That sudden, sharp vaginal or pelvic pain you may feel late in pregnancy is called Lightning Crotch. It’s not serious or a sign of labor. It may be due to the baby putting pressure on the nerves around the lower part of your uterus. If it lasts more than a few seconds, be sure to tell your doctor as it could signal something more serious.
Symptoms of lightning crotch during pregnancy
Lightning crotch can feel a little different from person to person, but most often this pregnancy symptom manifests as:
- Sharp, shooting pain in the vagina or pelvic area that lasts only for a moment
- Stinging or a pins-and-needles sensation in the same region
- Brief but intense pelvic pain that’s stronger and shorter than menstrual cramps
What causes lightning crotch?
Experts think this pain is related to your baby growing larger and dropping down into your pelvis before birth (a process called engagement). With your baby’s head lower in your pelvis, there’s more pressure on your cervix and the nerves around the lower part of the uterus.
What can you do for relief?
Unfortunately, there’s not much you can do when Lightning crotch hits, other than grin and bear it. Here are a couple of things you can try for relief:
- Change positions in an effort to get baby off your nerves (literally) — so stand up if you’re lying down or sitting, or sit down if you’ve been standing.
- Wear a belly support garment or belt to help lighten the load on your pelvis.
How is lightning crotch different from other pelvic pain during pregnancy?
While there are different types of pelvic pain in pregnancy, they can feel similar. Lightning crotch pain can feel a lot like round ligament pain but there are key differences:
- Round ligament pain is more common in the second trimester as your uterus grows, but lightning crotch pain generally happens at the end of the third trimester.
- Round ligament pain may feel like it’s radiating out towards your hip bones, and can vary from a sharp pain to a dull ache. Lightning crotch usually feels like a sharp pain or electric jolt in the pelvis or vagina.
Other back pain or nerve-related pain can also feel similar, especially sciatica. The sciatic nerve goes from the lower back down the legs via the pelvis, and when it gets pinched you can also have shooting nerve pain. Here’s how to tell the difference:
- Sciatica can happen anytime during pregnancy, while lightning crotch pain happens late in the third trimester.
- You can feel sciatica anywhere along the sciatic nerve (back, buttocks, and leg) and it’s usually one side. You won’t feel it in the groin or vagina like lightning crotch.
Is lightning crotch a sign of labor?
Lightning crotch pain doesn’t mean you’re going into labor. That said, it can seem like labor pain, especially if it’s your first pregnancy. Here are the main differences:
- Labor contractions are regular and repeating, and get closer together over time. Lightning crotch is random.
- Labor often comes with menstrual-type lower back ache or pain which lasts a long time.

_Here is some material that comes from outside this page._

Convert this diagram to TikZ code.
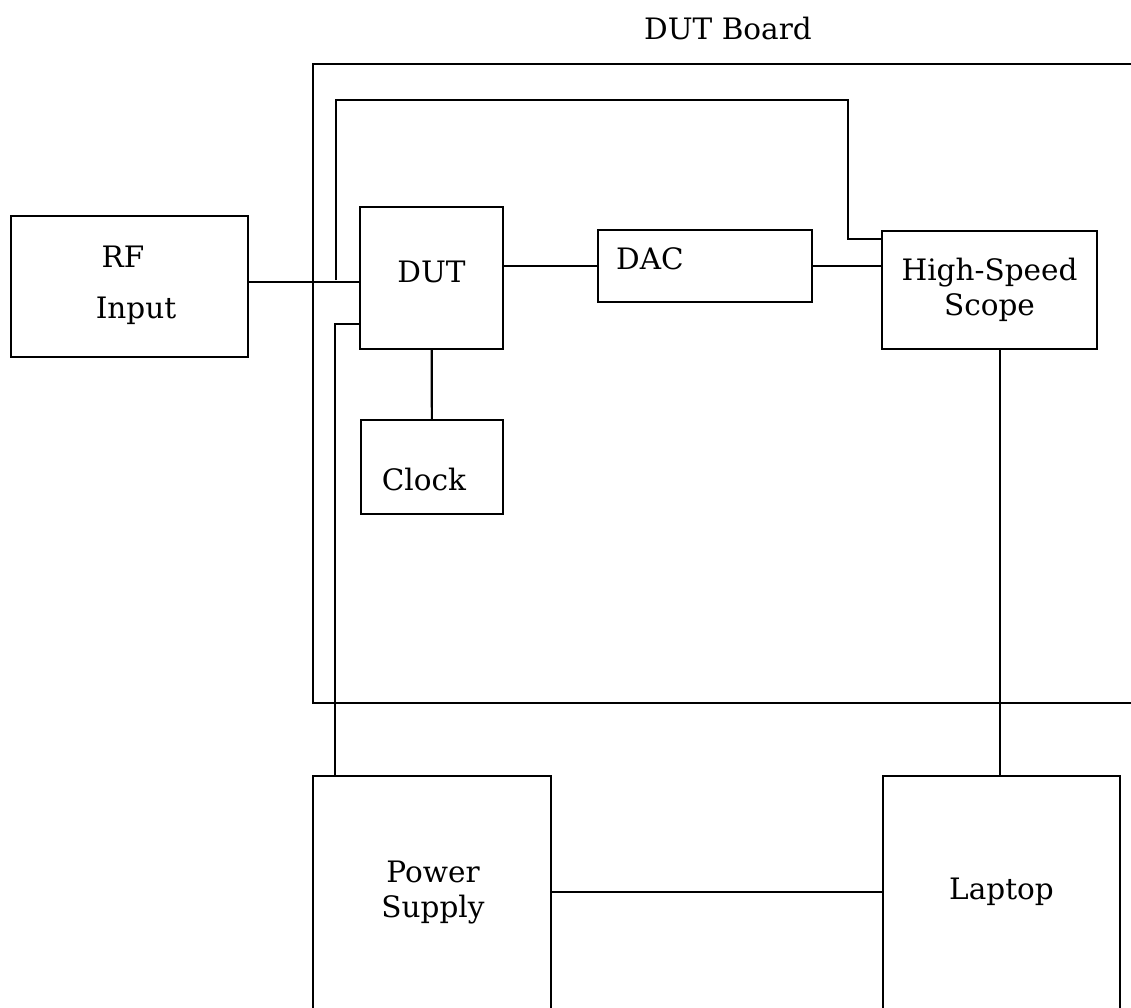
\documentclass[tikz,border=0pt]{standalone}
\usepackage{fontspec}
\setmainfont{DejaVu Serif}
\usetikzlibrary{positioning}

\begin{document}
\begin{tikzpicture}[x=1pt,y=-1pt,
  font=\fontsize{29.5}{35.4}\selectfont,
  box/.style={draw,line width=2.2pt,inner sep=0pt},
  wire/.style={line width=2.2pt}]
\useasboundingbox (0,0) rectangle (1131,1008);
\clip (0,0) rectangle (1131,1008);
% board and title
\node[box,minimum width=870,minimum height=639] (board) at (748,383.5) {};
\node (title) at (728,29) {DUT Board};
% blocks
\node[box,minimum width=237,minimum height=141,
  label={[xshift=-6.5pt,yshift=29.5pt]center:RF},
  label={[xshift=6.5pt,yshift=-24pt]center:Input}] (rf) at (129.5,286.5) {};
\node[box,minimum width=143,minimum height=142,
  label={[yshift=6pt]center:DUT}] (dut) at (431.5,278) {};
\node[box,minimum width=142,minimum height=94,
  label={[xshift=-8pt,yshift=-12pt]center:Clock}] (clock) at (432,467) {};
\node[box,minimum width=214,minimum height=72,
  label={[xshift=-55pt,yshift=7.5pt]center:DAC}] (dac) at (705,266) {};
\node[box,minimum width=215,minimum height=118,align=center] (scope) at (989.5,290) {High-Speed\\Scope};
\node[box,minimum width=238,minimum height=264,
  label={[align=center,xshift=1pt,yshift=15.5pt]center:Power\\Supply}] (psu) at (432,908) {};
\node[box,minimum width=237,minimum height=264,
  label={[yshift=16.5pt]center:Laptop}] (laptop) at (1001.5,908) {};
% connections
\coordinate (tap) at (336,280);
\coordinate (loop) at (848,100);
\draw[wire] ([yshift=4.5pt]rf.east) -- ([yshift=4.5pt]rf.east -| dut.west);
\draw[wire] (tap) |- (loop) |- ([yshift=51pt]scope.west);
\draw[wire] ([yshift=-46pt]dut.west) -| ([xshift=23pt]psu.north west);
\draw[wire] (dut) -- (clock);
\draw[wire] ([yshift=12pt]dut.east) -- (dac.west);
\draw[wire] (dac.east) -- (dac.east -| scope.west);
\draw[wire] ([xshift=10.5pt]scope.south) -- ([xshift=10.5pt]scope.south |- laptop.north);
\draw[wire] ([yshift=16pt]psu.east) -- ([yshift=16pt]psu.east -| laptop.west);
\end{tikzpicture}
\end{document}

Is lightning crotch dangerous?
Though lightning crotch can be jolting and disruptive, it’s usually nothing to worry about. If the pain lasts more than a minute at a time or you have any other symptoms like dizziness, bleeding or other fluid from the vagina, fever, bad headaches, call your doctor right away. These could be a sign of something serious.
Are there ways to prevent lightning crotch?
- Wear a supportive belly band to reduce the pressure on your lower uterus.
- Stay active and take plenty of desk breaks. Walking and swimming are good options.
- Try a warm bath or massage to relax your muscles and joints.
- Shift your position when you feel a jolt.
The good news is that this pain comes and goes quickly, and you won’t have to deal with it for long.